In particular, the employer is required to communicate in writing the start of the Procedure to trade unions, the regions concerned, the Ministry of Labour, the Ministry of Economic Development and ANPAL at least 90 days in advance. Dismissals triggered before the expiry of the 90 days are null and void.

Within the next 60 days following the communication, the employer must submit a plan (the duration of which shall not exceed 12 months) entailing the measures aimed at containing the occupational and economic consequences arising from the shutdown. Within 30 days of its submission the plan must be discussed with trade unions, the regions concerned, the Ministry of Labour, the Ministry of Economic Development and ANPAL. If an agreement is reached with these entities, the plan is undersigned and it becomes binding on the employer.
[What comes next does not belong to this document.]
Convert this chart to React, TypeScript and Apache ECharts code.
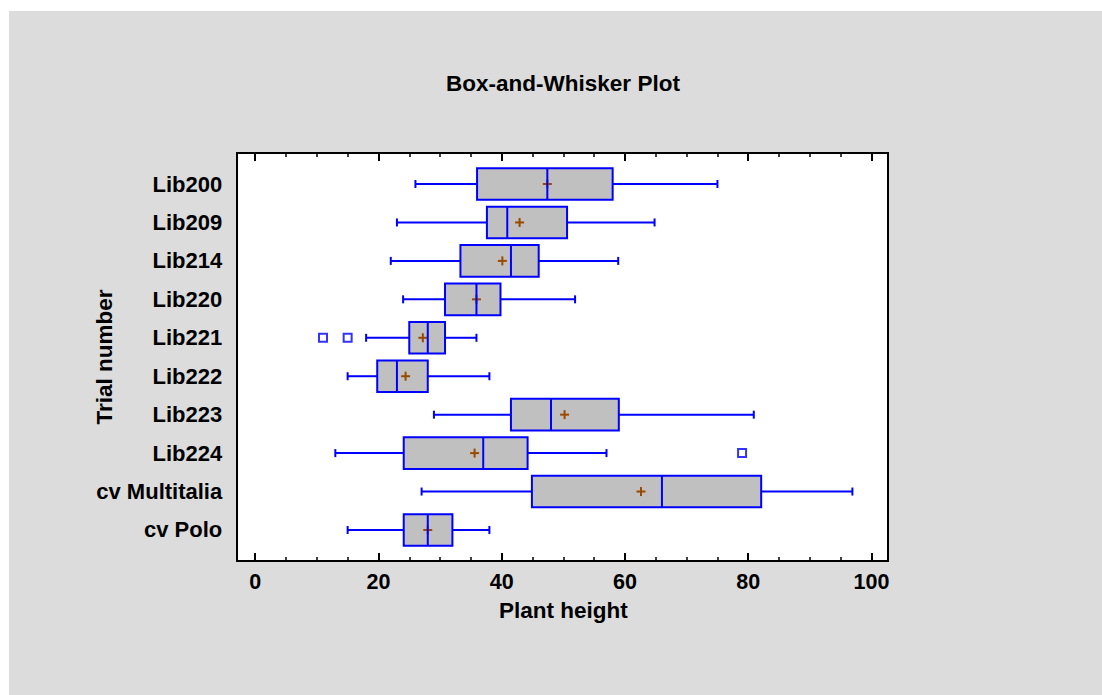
import React, { useEffect, useRef } from "react";
import * as echarts from "echarts";

const categories = ["Lib200", "Lib209", "Lib214", "Lib220", "Lib221", "Lib222", "Lib223", "Lib224", "cv Multitalia", "cv Polo"];
const whiskerLow = [26, 23, 22, 24, 18, 15, 29, 13, 27, 15];
const quartile1 = [36, 37.6, 33.3, 30.8, 25, 19.8, 41.5, 24.1, 44.9, 24.1];
const medians = [47.4, 40.9, 41.5, 35.9, 28, 23, 48, 37, 66, 28];
const quartile3 = [58, 50.6, 46, 39.8, 30.8, 28, 59, 44.2, 82.1, 32];
const whiskerHigh = [75, 64.8, 58.9, 51.9, 35.9, 38, 80.9, 57, 96.9, 38];
const means = [47.4, 42.9, 40.1, 35.9, 27.2, 24.4, 50.2, 35.6, 62.6, 28];
const outlierValues = [11, 15, 79];
const outlierCategories = ["Lib221", "Lib221", "Lib224"];
const xTickValues = [0, 20, 40, 60, 80, 100];

const FONT = "'Liberation Sans', Arial, Helvetica, sans-serif";
const BLUE = "#0000ff";
const BROWN = "#9a4a00";

export default function App() {
  const ref = useRef<HTMLDivElement>(null);

  useEffect(() => {
    document.body.style.margin = "0";
    if (!ref.current) return;
    const chart = echarts.init(ref.current, undefined, { renderer: "svg" });

    const boxData = categories.map((_, i) => [
      i,
      whiskerLow[i],
      quartile1[i],
      medians[i],
      quartile3[i],
      whiskerHigh[i],
      means[i],
    ]);
    const outlierData = outlierValues.map((v, i) => [v, categories.indexOf(outlierCategories[i])]);

    const tickStyle = {
      axisLine: { show: false },
      axisTick: { show: true, inside: true, length: 8, lineStyle: { color: "#000", width: 2 } },
      minorTick: { show: true, splitNumber: 4, length: 4, lineStyle: { color: "#000", width: 1.5 } },
      splitLine: { show: false },
      minorSplitLine: { show: false },
    };

    const option: any = {
      animation: false,
      backgroundColor: "transparent",
      textStyle: { fontFamily: FONT },
      graphic: [
        {
          type: "text",
          x: 563,
          y: 83,
          style: {
            text: "Box-and-Whisker Plot",
            fontFamily: FONT,
            fontSize: 22.5,
            fontWeight: "bold",
            fill: "#000",
            textAlign: "center",
            textVerticalAlign: "middle",
          },
        },
      ],
      grid: [
        { left: 237, right: 214, top: 153, bottom: 134, show: true, backgroundColor: "#fff", borderColor: "#000", borderWidth: 2 },
        { left: 255.2, right: 230.5, top: 153, bottom: 134 },
        { left: 255.2, right: 230.5, top: 164.8, bottom: 145.8 },
      ],
      xAxis: [
        { gridIndex: 0, type: "value", show: false, min: 0, max: 1 },
        {
          gridIndex: 1,
          type: "value",
          position: "bottom",
          min: xTickValues[0],
          max: xTickValues[xTickValues.length - 1],
          interval: 20,
          ...tickStyle,
          axisLabel: { margin: 10, color: "#000", fontSize: 21.5, fontWeight: "bold", fontFamily: FONT },
          name: "Plant height",
          nameLocation: "middle",
          nameGap: 38,
          nameMoveOverlap: false,
          nameTextStyle: { color: "#000", fontSize: 22.5, fontWeight: "bold", fontFamily: FONT },
        },
        {
          gridIndex: 1,
          type: "value",
          position: "top",
          min: xTickValues[0],
          max: xTickValues[xTickValues.length - 1],
          interval: 20,
          ...tickStyle,
          axisLabel: { show: false },
        },
        { gridIndex: 2, type: "value", show: false, min: 0, max: 100 },
      ],
      yAxis: [
        { gridIndex: 0, type: "value", show: false },
        { gridIndex: 1, type: "value", show: false },
        {
          gridIndex: 2,
          type: "category",
          data: categories,
          inverse: true,
          axisLine: { show: false },
          axisTick: { show: false },
          splitLine: { show: false },
          axisLabel: { margin: 33, color: "#000", fontSize: 22, fontWeight: "bold", fontFamily: FONT },
          name: "Trial number",
          nameLocation: "middle",
          nameGap: 139,
          nameRotate: 90,
          nameMoveOverlap: false,
          nameTextStyle: { color: "#000", fontSize: 22.5, fontWeight: "bold", fontFamily: FONT },
        },
      ],
      series: [
        {
          type: "custom",
          xAxisIndex: 3,
          yAxisIndex: 2,
          clip: false,
          encode: { x: [1, 2, 3, 4, 5, 6], y: 0 },
          data: boxData,
          renderItem: (params: any, api: any) => {
            const idx = api.value(0);
            const px = (v: number) => api.coord([v, idx])[0];
            const cy = api.coord([0, idx])[1];
            const half = 15.8;
            const cap = 4;
            const cr = 4.5;
            const lo = px(api.value(1));
            const q1 = px(api.value(2));
            const med = px(api.value(3));
            const q3 = px(api.value(4));
            const hi = px(api.value(5));
            const mn = px(api.value(6));
            const line = (x1: number, y1: number, x2: number, y2: number, color: string) => ({
              type: "line",
              shape: { x1, y1, x2, y2 },
              style: { stroke: color, lineWidth: 2 },
            });
            return {
              type: "group",
              children: [
                line(lo, cy, q1, cy, BLUE),
                line(q3, cy, hi, cy, BLUE),
                line(lo, cy - cap, lo, cy + cap, BLUE),
                line(hi, cy - cap, hi, cy + cap, BLUE),
                {
                  type: "rect",
                  shape: { x: q1, y: cy - half, width: q3 - q1, height: half * 2 },
                  style: { fill: "#c0c0c0", stroke: BLUE, lineWidth: 2 },
                },
                line(mn - cr, cy, mn + cr, cy, BROWN),
                line(mn, cy - cr, mn, cy + cr, BROWN),
                line(med, cy - half, med, cy + half, BLUE),
              ],
            };
          },
        },
        {
          type: "scatter",
          xAxisIndex: 3,
          yAxisIndex: 2,
          symbol: "rect",
          symbolSize: 8,
          z: 5,
          itemStyle: { color: "#fff", borderColor: BLUE, borderWidth: 2 },
          data: outlierData,
        },
      ],
    };

    chart.setOption(option);
    return () => chart.dispose();
  }, []);

  return (
    <div style={{ position: "relative", width: 1102, height: 695, background: "#fff", overflow: "hidden" }}>
      <div style={{ position: "absolute", left: 9, top: 11, right: 0, bottom: 0, background: "#dcdcdc" }} />
      <div ref={ref} style={{ position: "absolute", left: 0, top: 0, width: 1102, height: 695 }} />
    </div>
  );
}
Should the employer not comply with this Procedure, it is required to pay the Redundancy Ticket at the triple rate, increased by 100%.

On the other hand, if a union agreement is not reached, the employer will be required to pay the Redundancy Ticket at the triple rate increased by 50%.

5. Employer’s data protection requirements

The main European legislation on the protection of personal data is the General Data Protection Regulation (UE) 2016/679 (the “GDPR”).

As far as employment relationships are concerned, Art. 88 of the GDPR provides that each Member State may lay down specific rules by law and NCBA(s) to ensure the protection of the rights and freedoms regarding the processing of employees' personal data. This is because monitoring activities must take place in a context of transparency and adequate protection of personal data at all stages of the employment relationship.

Art. 4 of the Workers' Statute, according to which the employer may carry out checks and use the information collected for all purposes related to the employment relationship (including disciplinary action), provides that adequate information has been given to the employee on how to use the tools themselves and how to carry out the checks. In this context, it is appropriate to adopt a specific policy in compliance with privacy legislation and the Guidelines on the Internet and e-mails issued by the Italian Data Protection Authority in 2007, under penalty of non-use of any data collected.

However, employees’ personal data must be protected “from the design” of the processing (privacy by design) and “by default” (privacy by default), in compliance with the “accountability” principle, adopting measures to ensure their protection and confidentiality and drawing up an impact assessment if necessary.

Lastly, please note that the employees who carry out processing operations in relation to their duties must be specifically appointed by the employers pursuant to Art. 29 of the GDPR and 2-quaterdecies of Legislative Decree 101/2018 and must be specifically instructed and adequately trained.